Unless BA-holders are going into finance, they’re almost certainly going to bounce around in some low-paying jobs. Perhaps even more disheartening is that these will be low-responsibility jobs, too. Because students have a difficult time imagining how they’ll ever make the transition from temping to something more meaningful, it’s tempting to latch onto the idea of a vocational or credential-building course of study: law school, MA in education, etc. What we need to make clear is that a PhD in the humanities is not a sound path to a specific career. The opportunity cost argument is a way to demonstrate that there aren’t just risks, there are costs.
I don’t buy the idea that my current academic colleagues would have spent those six or eight years of their 20s and 30s temping or working at Starbucks or whatever. Intelligence aside, we’re talking about people who are highly motivated and organized. If grad school in the humanities is your “only option,” you haven’t really considered your options.
Mark, you must know that I’m sympathetic to Whitson’s argument. Thanks in large part to CHNM, my department is one of the few places where non-traditional career trajectories in public history and digital history are not second-rate consolation prizes for our graduate students, who are deeply involved in grant writing and project management. It remains to be seen how transferrable or replicable this environment will be at other institutions.

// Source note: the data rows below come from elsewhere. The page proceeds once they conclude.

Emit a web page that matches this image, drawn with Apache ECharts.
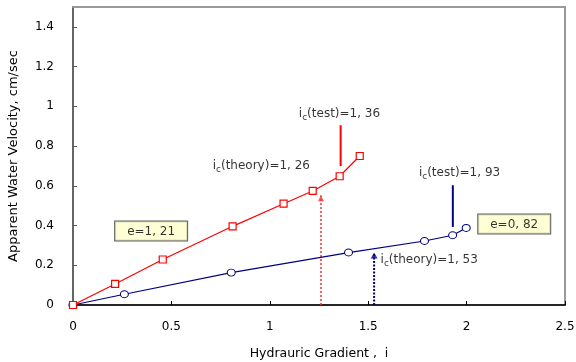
<!DOCTYPE html>
<html>
<head>
<meta charset="utf-8">
<script src="https://cdn.jsdelivr.net/npm/echarts@6/dist/echarts.min.js"></script>
<style>
  html, body { margin: 0; padding: 0; background: #fff; }
  #chart { width: 576px; height: 362px; }
</style>
</head>
<body>
<div id="chart"></div>
<script>
// Specimen with void ratio e = 1.21 (square markers)
const voidRatioA = 1.21;
const gradientA = [0, 0.214, 0.456, 0.811, 1.07, 1.218, 1.355, 1.457];
const velocityA = [0, 0.106, 0.229, 0.396, 0.51, 0.574, 0.648, 0.750];

// Specimen with void ratio e = 0.82 (circle markers)
const voidRatioB = 0.82;
const gradientB = [0, 0.261, 0.804, 1.40, 1.786, 1.929, 1.998];
const velocityB = [0, 0.054, 0.163, 0.264, 0.322, 0.351, 0.388];

// Critical gradients: theoretical (dotted arrow) and measured (solid bar)
const icTheory = [1.26, 1.53];
const icTheoryArrowTop = [0.552, 0.264];
const icTest = [1.36, 1.93];
const icTestBarFrom = [0.699, 0.393];
const icTestBarTo = [0.905, 0.603];

// Axis ticks
const xTicks = [0, 0.5, 1, 1.5, 2, 2.5];
const yTicks = [0, 0.2, 0.4, 0.6, 0.8, 1, 1.2, 1.4];

// Where the text annotations sit, in data units [gradient, velocity]
const anchorTheoryA = [0.957, 0.698];
const anchorTestA = [1.354, 0.96];
const anchorTheoryB = [1.81, 0.225];
const anchorTestB = [1.964, 0.663];
const anchorBoxA = [0.397, 0.373];
const anchorBoxB = [2.242, 0.408];

const RED = '#ff0000';
const NAVY = '#000080';
const FONT = 'DejaVu Sans';

const zip = (xs, ys) => xs.map((x, i) => [x, ys[i]]);
const commaNum = v => String(v).replace('.', ', ');

const richText = {
  m: { fontSize: 12, lineHeight: 16, color: '#000', fontFamily: FONT },
  s: { fontSize: 9, lineHeight: 10, verticalAlign: 'bottom', color: '#000', fontFamily: FONT }
};

function textSeries(anchor, formatter, extra) {
  return {
    type: 'scatter',
    data: [anchor],
    symbolSize: 1,
    itemStyle: { color: 'rgba(0,0,0,0)' },
    silent: true,
    z: 10,
    label: Object.assign({
      show: true,
      position: 'inside',
      formatter: formatter,
      rich: richText,
      color: '#000',
      fontFamily: FONT,
      fontSize: 12
    }, extra || {})
  };
}

function boxSeries(anchor, text) {
  return textSeries(anchor, text, {
    backgroundColor: '#ffffcc',
    borderColor: '#333',
    borderWidth: 1,
    padding: [3, 12, 2, 12],
    lineHeight: 14
  });
}

function arrowSeries(x, top, color, width, dash, triSize) {
  return [{
    type: 'line',
    data: [[x, 0], [x, top]],
    symbol: 'none',
    lineStyle: { color: color, width: width, type: dash },
    silent: true,
    z: 3
  }, {
    type: 'scatter',
    data: [[x, top]],
    symbol: 'triangle',
    symbolSize: triSize,
    symbolOffset: [0, '50%'],
    itemStyle: { color: color },
    silent: true,
    z: 4
  }];
}

function barSeries(x, from, to, color) {
  return {
    type: 'line',
    data: [[x, from], [x, to]],
    symbol: 'none',
    lineStyle: { color: color, width: 2 },
    silent: true,
    z: 3
  };
}

const chart = echarts.init(document.getElementById('chart'));

chart.setOption({
  animation: false,
  backgroundColor: '#fff',
  grid: {
    left: 73, right: 11, top: 7, bottom: 57,
    containLabel: false,
    outerBoundsMode: 'none',
    show: true,
    borderColor: '#999',
    borderWidth: 2,
    backgroundColor: '#fff'
  },
  xAxis: [{
    type: 'value',
    min: xTicks[0],
    max: xTicks[xTicks.length - 1],
    interval: xTicks[1] - xTicks[0],
    name: 'Hydrauric Gradient ,  i',
    nameLocation: 'middle',
    nameGap: 42,
    nameTextStyle: { color: '#000', fontSize: 12.5, fontFamily: FONT },
    axisLine: { lineStyle: { color: '#000', width: 1.5 } },
    axisTick: { inside: true, length: 4, lineStyle: { color: '#000' } },
    axisLabel: { color: '#000', fontSize: 12, fontFamily: FONT, margin: 16 },
    splitLine: { show: false }
  }, {
    // plain frame line along the top of the plot
    type: 'value',
    position: 'top',
    min: xTicks[0],
    max: xTicks[xTicks.length - 1],
    axisLine: { show: true, lineStyle: { color: '#999', width: 2 } },
    axisTick: { show: false },
    axisLabel: { show: false },
    splitLine: { show: false }
  }],
  yAxis: {
    type: 'value',
    min: 0,
    max: 1.5,
    interval: yTicks[1] - yTicks[0],
    name: 'Apparent Water Velocity, cm/sec',
    nameLocation: 'middle',
    nameGap: 53,
    nameTextStyle: { color: '#000', fontSize: 13, fontFamily: FONT },
    axisLine: { lineStyle: { color: '#555', width: 1.5 } },
    axisTick: { inside: true, length: 4, lineStyle: { color: '#555' } },
    axisLabel: {
      color: '#000', fontSize: 12, fontFamily: FONT, margin: 19,
      showMaxLabel: false,
      formatter: v => (yTicks.some(t => Math.abs(t - v) < 1e-9) ? String(+v.toFixed(1)) : '')
    },
    splitLine: { show: false }
  },
  series: [
    ...arrowSeries(icTheory[0], icTheoryArrowTop[0], '#ff3030', 1.5, [2, 2], [6, 6]),
    ...arrowSeries(icTheory[1], icTheoryArrowTop[1], NAVY, 2, [2, 1.5], [7, 6]),
    barSeries(icTest[0], icTestBarFrom[0], icTestBarTo[0], RED),
    barSeries(icTest[1], icTestBarFrom[1], icTestBarTo[1], NAVY),
    {
      name: 'e=' + commaNum(voidRatioB),
      type: 'line',
      data: zip(gradientB, velocityB),
      symbol: 'circle',
      symbolSize: [8, 7],
      showAllSymbol: true,
      lineStyle: { color: NAVY, width: 1.2 },
      itemStyle: { color: '#fff', borderColor: NAVY, borderWidth: 1 },
      z: 5
    },
    {
      name: 'e=' + commaNum(voidRatioA),
      type: 'line',
      data: zip(gradientA, velocityA),
      symbol: 'rect',
      symbolSize: 7,
      showAllSymbol: true,
      lineStyle: { color: RED, width: 1.2 },
      itemStyle: { color: '#fff', borderColor: RED, borderWidth: 1.2 },
      z: 6
    },
    textSeries(anchorTheoryA, '{m|i}{s|c}{m|(theory)=' + commaNum(icTheory[0]) + '}'),
    textSeries(anchorTestA, '{m|i}{s|c}{m|(test)=' + commaNum(icTest[0]) + '}'),
    textSeries(anchorTheoryB, '{m|i}{s|c}{m|(theory)=' + commaNum(icTheory[1]) + '}'),
    textSeries(anchorTestB, '{m|i}{s|c}{m|(test)=' + commaNum(icTest[1]) + '}'),
    boxSeries(anchorBoxA, 'e=' + commaNum(voidRatioA)),
    boxSeries(anchorBoxB, 'e=' + commaNum(voidRatioB))
  ]
});
</script>
</body>
</html>
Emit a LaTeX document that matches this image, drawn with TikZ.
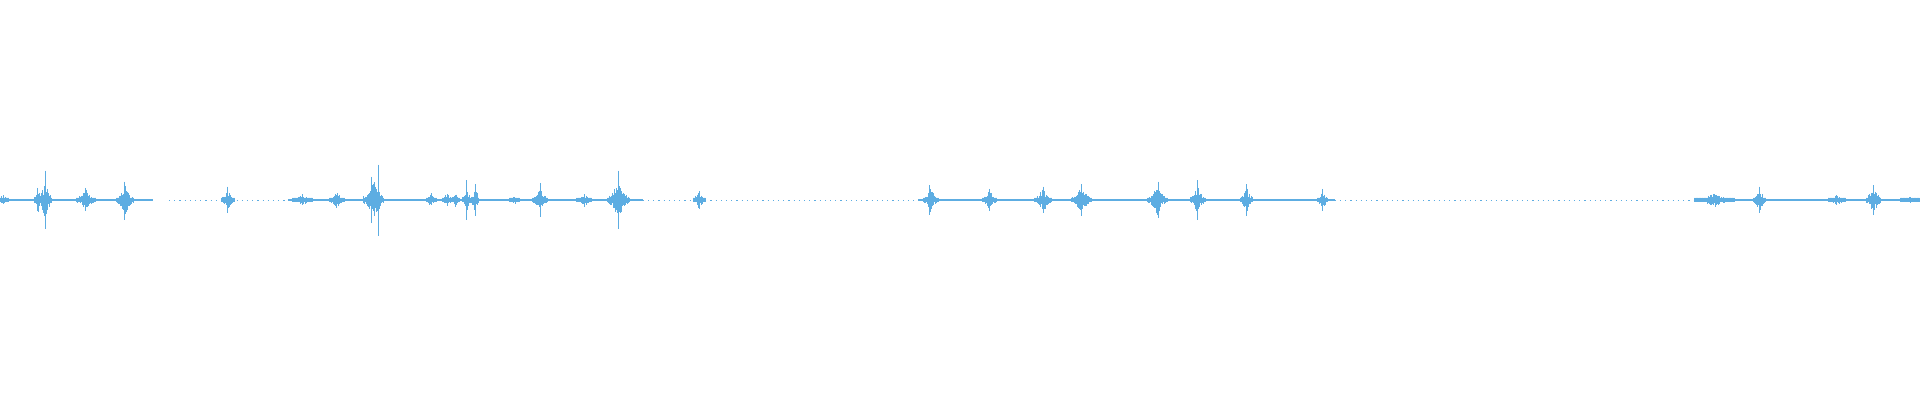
\documentclass[tikz,border=0pt]{standalone}
\definecolor{wave}{HTML}{5DADE2}
\begin{document}
\begin{tikzpicture}[x=1.2245pt,y=1.2245pt,wv/.style={draw=wave,line width=0.75pt},sp/.style={draw=wave,line width=1pt},base/.style={draw=wave,line width=1.1pt},dots/.style={draw=wave,line width=0.9pt,dash pattern=on 1.2pt off 4pt}]
\useasboundingbox (0,-163.35) rectangle (1568,163.35);
\pgfmathsetseed{7}
% baseline
\draw[base] (0,0) -- (125,0);
\draw[dots] (138,0) -- (235,0);
\draw[base] (235,0) -- (525,0);
\draw[dots] (525,0) -- (750,0);
\draw[base] (750,0) -- (1090,0);
\draw[dots] (1090,0) -- (1385,0);
\draw[base] (1385,0) -- (1568,0);
% bursts: center/amp/halfwidth
\foreach \c/\a/\w in {2/5/5,31/10/3,37/18/5,70/10/8,102/13/7,186/10/5,247/5/8,275/8/6,305/20/8,352/6/4,365/7/4,372/8/3,381/12/3,388/11/3,420/4/4,441/11/6,477/6/6,505/17/9,571/8/5,760/10/6,808/9/6,852/11/7,883/12/8,945/13/8,978/12/6,1018/12/5,1080/8/4,1400/6/16,1437/10/5,1500/5/7,1530/12/6,1560/3/8}{
  \pgfmathtruncatemacro{\n}{4*\w}
  \foreach \i in {0,...,\n}{
    \pgfmathsetmacro{\dx}{0.5*\i-\w}
    \pgfmathsetmacro{\e}{exp(-abs(\dx)/(0.45*\w+0.8))}
    \pgfmathsetmacro{\u}{max(2,\a*\e*(0.35+0.65*rnd))}
    \pgfmathsetmacro{\d}{max(2,\a*\e*(0.35+0.65*rnd))}
    \draw[wv] (\c+\dx,\u) -- (\c+\dx,-\d);
  }
}
% spikes: x/up/down
\foreach \x/\u/\d in {31/10/9,37/24/24,70/10/9,102/15/16,186/11/11,303/19/19,309/29/29,381/16/16,388/13/13,441/14/14,505/24/24,571/7/7,759/12/12,808/9/9,852/11/11,883/13/13,946/15/15,978/16/16,1018/13/13,1080/9/9,1437/11/11,1530/12/12}{
  \draw[sp] (\x,\u) -- (\x,-\d);
}
\end{tikzpicture}
\end{document}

I would also like to address Holger’s point about selectivity. If we encourage students only to attend the most selective programs, then they’re more likely to get a good job. We already know this, anecdotally from looking around our departments, and of course from the excellent work of people at the AHA, etc. But who gets into elite graduate programs? As the same researchers have shown, people from elite undergraduate programs, of course. And who attends elite undergraduate programs? And now we’re back to the Anthony Grafton’s updated version of the Aryan from Darien.